### EXERCISE DESCRIPTION:
Drop every picture. Then return, exactly, the lines from the beginning of the listing below through the one containing "import plotly.graph_objects as go".

### PROVIDED DATA:
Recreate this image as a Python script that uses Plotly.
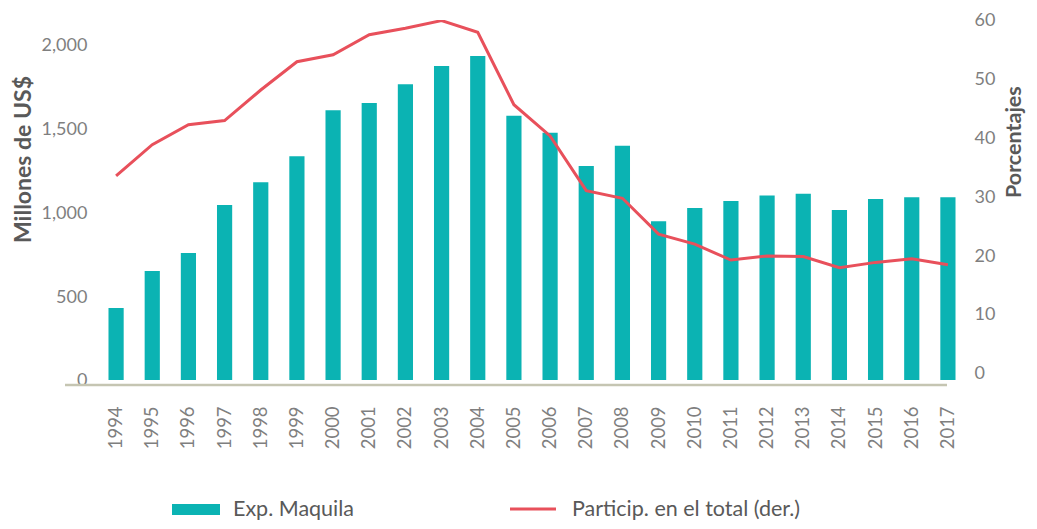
import plotly.graph_objects as go

years = [str(y) for y in range(1994, 2018)]
exp_maquila = [430, 650, 758, 1045, 1180, 1335, 1611, 1653, 1766, 1874, 1934, 1578,
               1476, 1278, 1399, 947, 1027, 1069, 1102, 1112, 1015, 1081, 1091, 1091]
particip = [33.5, 38.8, 42.2, 42.9, 48.1, 52.9, 54.1, 57.5, 58.6, 59.9, 57.9, 45.6,
            40.3, 31.0, 29.7, 23.6, 21.9, 19.2, 19.9, 19.8, 17.9, 18.8, 19.4, 18.4]
left_ticks = [0, 500, 1000, 1500, 2000]
right_ticks = [0, 10, 20, 30, 40, 50, 60]

TEAL = "#0bb3b3"
RED = "#e8505b"
FONT = "Lato"
OFF = 8  # page body margin
W, H = 1037 - 2 * OFF, 529 - 2 * OFF
L, T = 98 - OFF, 20 - OFF
R = W - (966 - OFF)
B = H - (380 - OFF)
pw, ph = W - L - R, H - T - B

def px(x):
    return (x - OFF - L) / pw

def py(y):
    return (H - B - (y - OFF)) / ph

fig = go.Figure()
fig.add_trace(go.Bar(x=years, y=exp_maquila, marker=dict(color=TEAL, line=dict(width=0)),
                     name="Exp. Maquila", showlegend=False))
fig.add_trace(go.Scatter(x=years, y=particip, yaxis="y2", mode="lines",
                         line=dict(color=RED, width=3), cliponaxis=False,
                         name="Particip. en el total (der.)", showlegend=False))

fig.update_layout(
    width=W, height=H,
    margin=dict(l=L, r=R, t=T, b=B, autoexpand=False),
    paper_bgcolor="white", plot_bgcolor="white",
    bargap=0.58,
    font=dict(family=FONT, color="#7f7f7f"),
    xaxis=dict(type="category", tickangle=-90, showgrid=False, showline=False, automargin=False,
               ticks="outside", ticklen=18, tickcolor="rgba(0,0,0,0)",
               tickfont=dict(size=18.5, color="#7f7f7f")),
    yaxis=dict(range=[0, 2149], tickvals=left_ticks, ticktext=[f"{v:,}" for v in left_ticks],
               showgrid=False, zeroline=False, showline=False, automargin=False,
               ticks="outside", ticklen=6, tickcolor="rgba(0,0,0,0)",
               tickfont=dict(size=18, color="#7f7f7f")),
    yaxis2=dict(range=[-1.19, 60], overlaying="y", side="right", tickvals=right_ticks,
                showgrid=False, zeroline=False, showline=False, automargin=False,
                ticks="outside", ticklen=4, tickcolor="rgba(0,0,0,0)",
                tickfont=dict(size=18, color="#7f7f7f")),
)

# baseline
fig.add_shape(type="line", xref="paper", yref="paper", x0=px(65), x1=px(947),
              y0=py(385), y1=py(385), line=dict(color="#c5c5b2", width=2.5))

# axis titles
fig.add_annotation(xref="paper", yref="paper", x=px(22), y=py(160), text="<b>Millones de US$</b>",
                   textangle=-90, showarrow=False, xanchor="center", yanchor="middle",
                   font=dict(size=23, color="#595959", family=FONT))
fig.add_annotation(xref="paper", yref="paper", x=px(1013), y=py(142), text="<b>Porcentajes</b>",
                   textangle=-90, showarrow=False, xanchor="center", yanchor="middle",
                   font=dict(size=21.5, color="#595959", family=FONT))

# legend
fig.add_shape(type="rect", xref="paper", yref="paper", x0=px(172), x1=px(220),
              y0=py(515), y1=py(504), fillcolor=TEAL, line=dict(width=0))
fig.add_annotation(xref="paper", yref="paper", x=px(231), y=py(508), text="Exp. Maquila",
                   xanchor="left", yanchor="middle", showarrow=False,
                   font=dict(size=21.5, color="#595959", family=FONT))
fig.add_shape(type="line", xref="paper", yref="paper", x0=px(510), x1=px(556),
              y0=py(509), y1=py(509), line=dict(color=RED, width=3))
fig.add_annotation(xref="paper", yref="paper", x=px(570), y=py(508), text="Particip. en el total (der.)",
                   xanchor="left", yanchor="middle", showarrow=False,
                   font=dict(size=21.5, color="#595959", family=FONT))

fig.write_html("out.html")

### FINISHED TASK:
Recreate this image as a Python script that uses Plotly.
import plotly.graph_objects as go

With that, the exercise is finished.